Travel, Jetlag and Lack of Sleep

Friday 25th – Saturday 26th April 2008

The basic problems with traveling to the other side of the globe are of course manifold. Firstly there is the inhuman time one must get out of bed when getting a plane from Edinburgh airport that departs at 6am – for a check-in sometime after 4am but before 05:40 at the latest you need to jump out of bed, shiny and fit, at around 3 and be on the road half an hour later. There are advantages, though they are few, this is the only time of day when one may get along the Clydeside Roller Coaster (the stretch of road formerly known as the Clydeside Express Way) and the M8 in a spanky quick time – it is much easier to get through the neck of this bottle when there is nothing else in the way. Care must be taken not to be so relaxed, however, that one falls asleep at the wheel – this would be a poor start to one’s holiday.

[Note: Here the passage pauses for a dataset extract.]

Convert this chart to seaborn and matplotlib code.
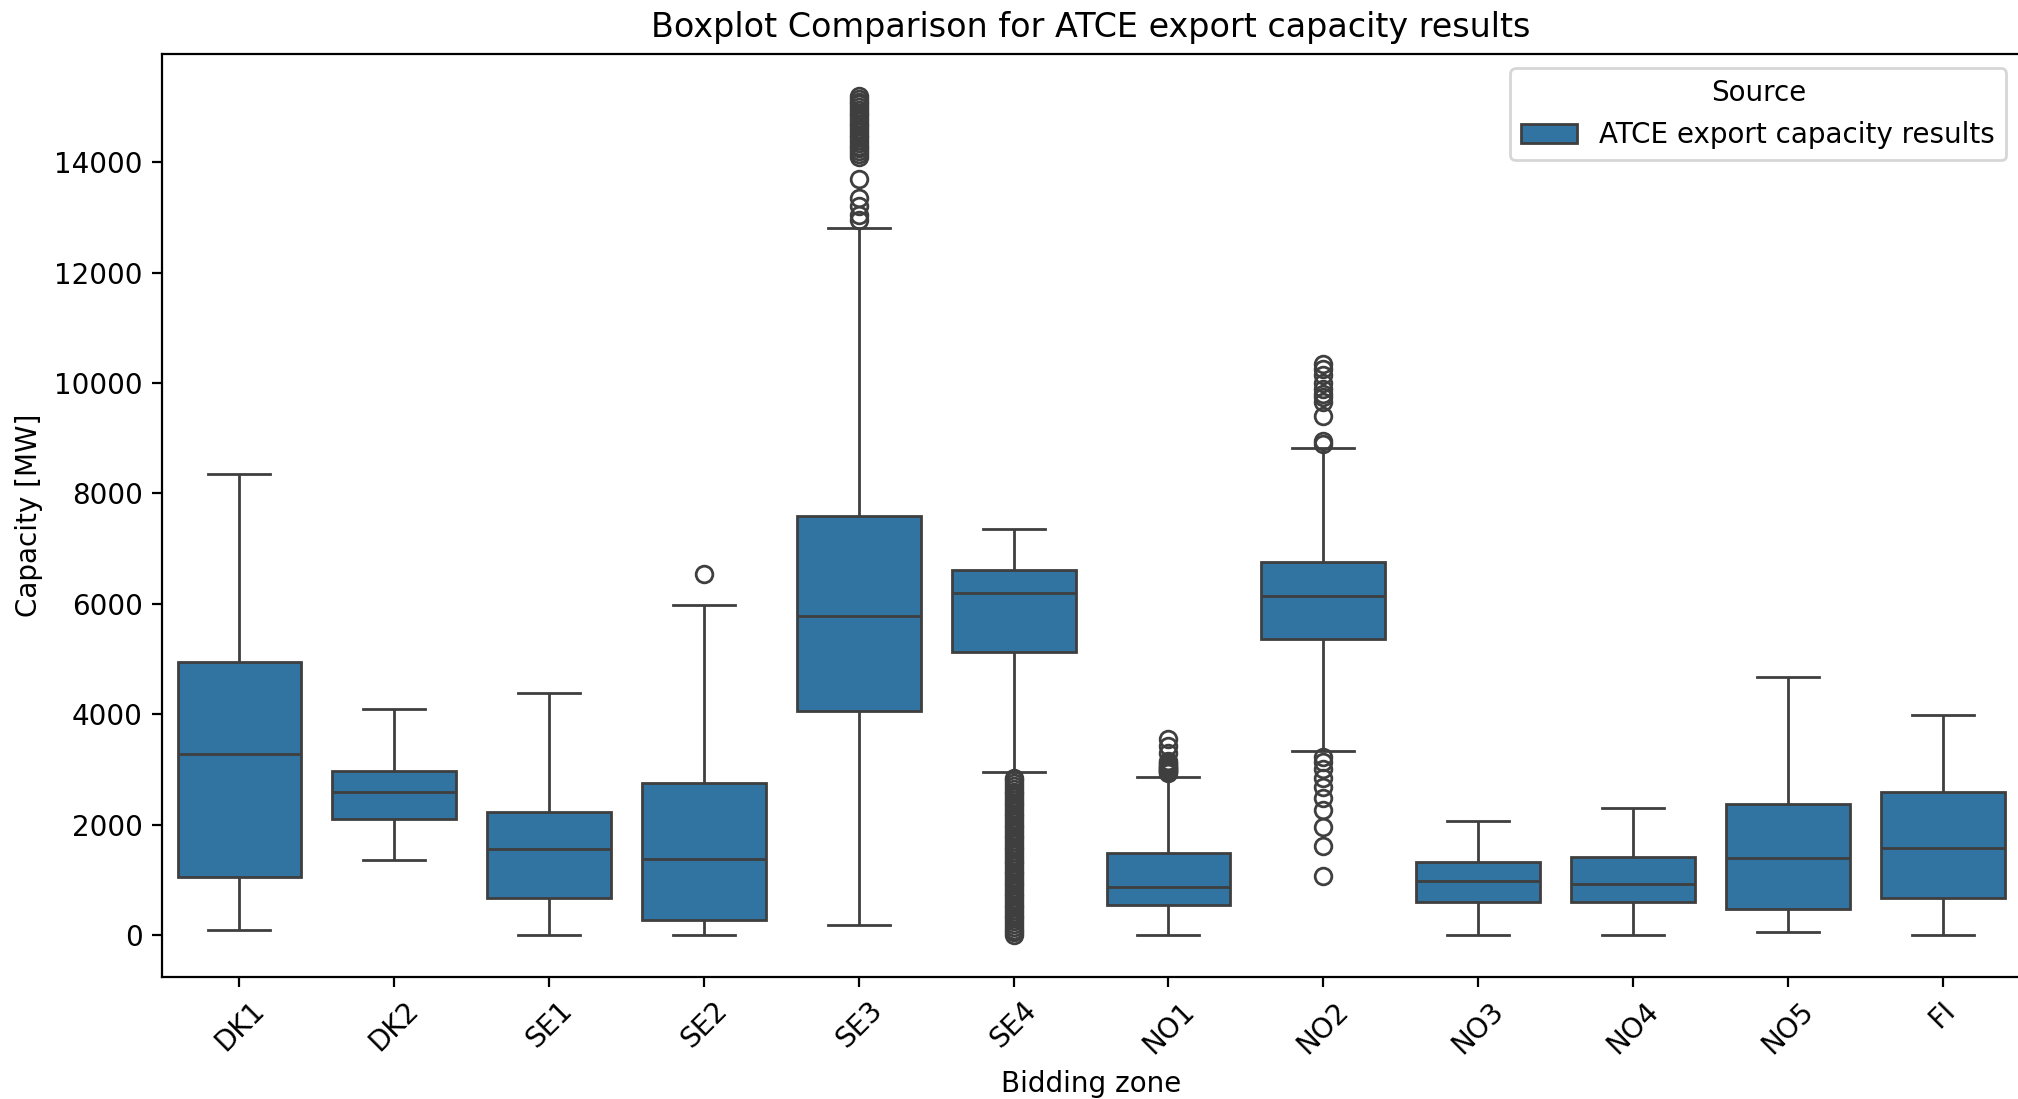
import numpy as np
import pandas as pd
import matplotlib
matplotlib.use("Agg")
import matplotlib.pyplot as plt
import seaborn as sns

# Box statistics (MW)
zones = ["DK1", "DK2", "SE1", "SE2", "SE3", "SE4", "NO1", "NO2", "NO3", "NO4", "NO5", "FI"]
whisker_low = [93, 1351, 0, 0, 186, 2958, 0, 3331, 0, 0, 47, 0]
q1 = [1048, 2096, 675, 280, 4052, 5124, 536, 5357, 606, 606, 466, 675]
median = [3284, 2585, 1560, 1374, 5776, 6195, 862, 6149, 978, 932, 1397, 1584]
q3 = [4938, 2981, 2236, 2748, 7593, 6614, 1491, 6754, 1328, 1421, 2376, 2585]
whisker_high = [8361, 4099, 4379, 5986, 12810, 7360, 2865, 8827, 2073, 2306, 4681, 3983]

# Outliers
outliers_high = {
    "SE2": [6545],
    "SE3": [12950, 13050, 13200, 13350, 13700, 14100, 14150, 14200, 14250, 14300,
            14350, 14400, 14450, 14500, 14550, 14600, 14650, 14700, 14750, 14800,
            14850, 14900, 14950, 15000, 15050, 15100, 15150, 15200],
    "NO1": [2930, 2950, 2970, 2990, 3010, 3030, 3050, 3070, 3090, 3110, 3150,
            3300, 3420, 3550],
    "NO2": [8900, 8950, 9400, 9650, 9750, 9800, 9900, 10000, 10150, 10250, 10350],
}
outliers_low = {
    "SE4": [2850, 2810, 2760, 2700, 2650, 2600, 2550, 2500, 2450, 2400, 2350, 2300,
            2250, 2200, 2150, 2100, 2050, 2000, 1950, 1900, 1850, 1800, 1750, 1700,
            1650, 1600, 1550, 1500, 1450, 1400, 1350, 1300, 1250, 1200, 1150, 1100,
            1050, 1000, 950, 900, 850, 800, 750, 700, 650, 600, 550, 500, 450, 400,
            350, 300, 250, 200, 150, 100, 50, 0],
    "NO2": [3230, 3140, 3000, 2840, 2680, 2490, 2260, 1960, 1610, 1070],
}

source = "ATCE export capacity results"


def build_sample(i, zone):
    # sample of 4k+1 values whose quartiles / whiskers / fliers match the read stats
    lo = sorted(outliers_low.get(zone, []))
    hi = sorted(outliers_high.get(zone, []))
    k = max(len(lo), len(hi)) + 2
    vals = lo + [whisker_low[i]] * (k - len(lo))
    vals += [q1[i]] * k
    vals += [median[i]]
    vals += [q3[i]] * k
    vals += [whisker_high[i]] * (k - len(hi)) + hi
    return vals


rows = []
for i, z in enumerate(zones):
    for v in build_sample(i, z):
        rows.append({"Bidding zone": z, "Capacity": v, "Source": source})
df = pd.DataFrame(rows)

fig = plt.figure(figsize=(10.09, 5.495), dpi=200)
ax = fig.add_axes([0.0803, 0.111, 0.9207, 0.8398])

sns.boxplot(data=df, x="Bidding zone", y="Capacity", hue="Source", order=zones, ax=ax)

ax.set_title("Boxplot Comparison for ATCE export capacity results")
ax.set_xlabel("Bidding zone")
ax.set_ylabel("Capacity [MW]")
plt.setp(ax.get_xticklabels(), rotation=45)
ax.legend(title="Source", loc="upper right")

fig.savefig("out.png", dpi=200)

The usual gauntlet of check-in and security are not nearly as stressful at this time in the morning but the real pain starts to hit as you collapse into a seat waiting to board the plane in the lounge. Just when you’re thinking “I could have a quick snooze”, the sun has the indecency to begin to rise which plays havoc with your circadian rhythm. This is not the last of the havoc that shall be caused. Two and a half hours later and I’m in Charles De Gaulle Airport, completely wired, desperate to sleep but unable to and a three hour wait to endure before boarding the long haul stretch to Tokyo. The plan, obviously, is to stay awake till I’ve boarded that plane – eat the first meal and call it “late supper” go to sleep and wake up around 6am Tokyo time hopefully kicked straight into the new time zone.

This was a fine plan but with one fatal flaw: the Spanish. A tour group of Spaniards was also joining this flight, greeting each other like long lost friends in the airport lounge and starting a disparate break-neck speed conversation between little pockets of them from which one would occasionally split off and weave into one of the other groups ensuring a continuous buzz of excited chatter and dispersion of hot gossip. And what better place to continue this party than in the sky for fully ten out of the twelve hours we spent up there – only broken up for the bits at the start and finish when they are forced to be pinned to their seats. Sleep was simply not an option. In fact I did begin to drift off at one point only to be disturbed by a medical emergency in the row beside me. Medical Emergency is a strong term for a chap who had loaded themselves with alcohol and, I suspect, a sprinkling of something nasally consumed and had fallen into a dwam (a scots word meaning a woozy sleep). This earned him an upgrade to first class and me the final lost hope of spending any time in this twenty four hour period asleep.

Wired. Tokyo, luckily, is not too bad a city to be in this sort of frame of mind – we arrive by bus from the airport in Shinjuku – a bustling and busy shopping, business and governmental district. Carefully weave luggage through the press of bodies in the labyrinthine station and make it to the line that takes us three stops to our apartment. I had noticed this before about Tokyo but it only just now occurred to me to ask the reason for the plethora of cables that snake their way through the streets to step down transformers and local loops, stringing the buildings together like a demented spider who has decided to try and cut the sun off from ever reaching the ground. Why aren’t these buried? I actually can’t think of any western city at all where the power is not buried and telephony wires will at worst only be above the sod for a few hundred yards before they reach a junction box. This is a high risk earthquake zone – surely these things would be damn dangerous in a serious quake? Like so many of Japan’s wonderful little oddities there is no good explanation beyond the bureaucratic nightmare of negotiating with all the land owners to arrange such an undertaking and more simply that this is just not the way it is done here.

The way it is done here is a recurring theme in Japanese culture – there is often no real “why”, not even the fall back position of “tradition” can always be called upon; why would the shogunate of ancient Edo have a tradition of not burying cables when the concept of having cables at all didn’t exist.

I stumble through the rest of my first day in the same sleep deprivation induced haze, blinking at the flashing lights, jostling through the ever present migrating masses and letting the continual background chatter of broadcast announcements, instructions and accompanying jingles wash over me like a blanket. I recover sufficient command of my faculties to pay attention to dinner – in a restaurant on the 53rd floor of a government building which is three standard skyscrapers with corners touching to produce a triangular light well whose actual design purpose is to give you vertigo when you look into it. A quick bit of analyses reveals that the on each successive higher floor the panelling around the windows gets narrower making the plunging effect on the perspective all the more intense. It’s impressive and very cool but could also cause mild nausea which is not great when the reason for your visit is culinary.

That night I slept like the dead. A little known feature of Tokyo is that you don’t have to go far in to a residential area for the noise of the city to drop off, the peace and quiet after the Spanish cacophony of the previous night is welcome though by this stage I could have pitched camp beside Heathrow’s runway and still been wrapped in the arms of Morpheus two seconds after my head touched a pillow.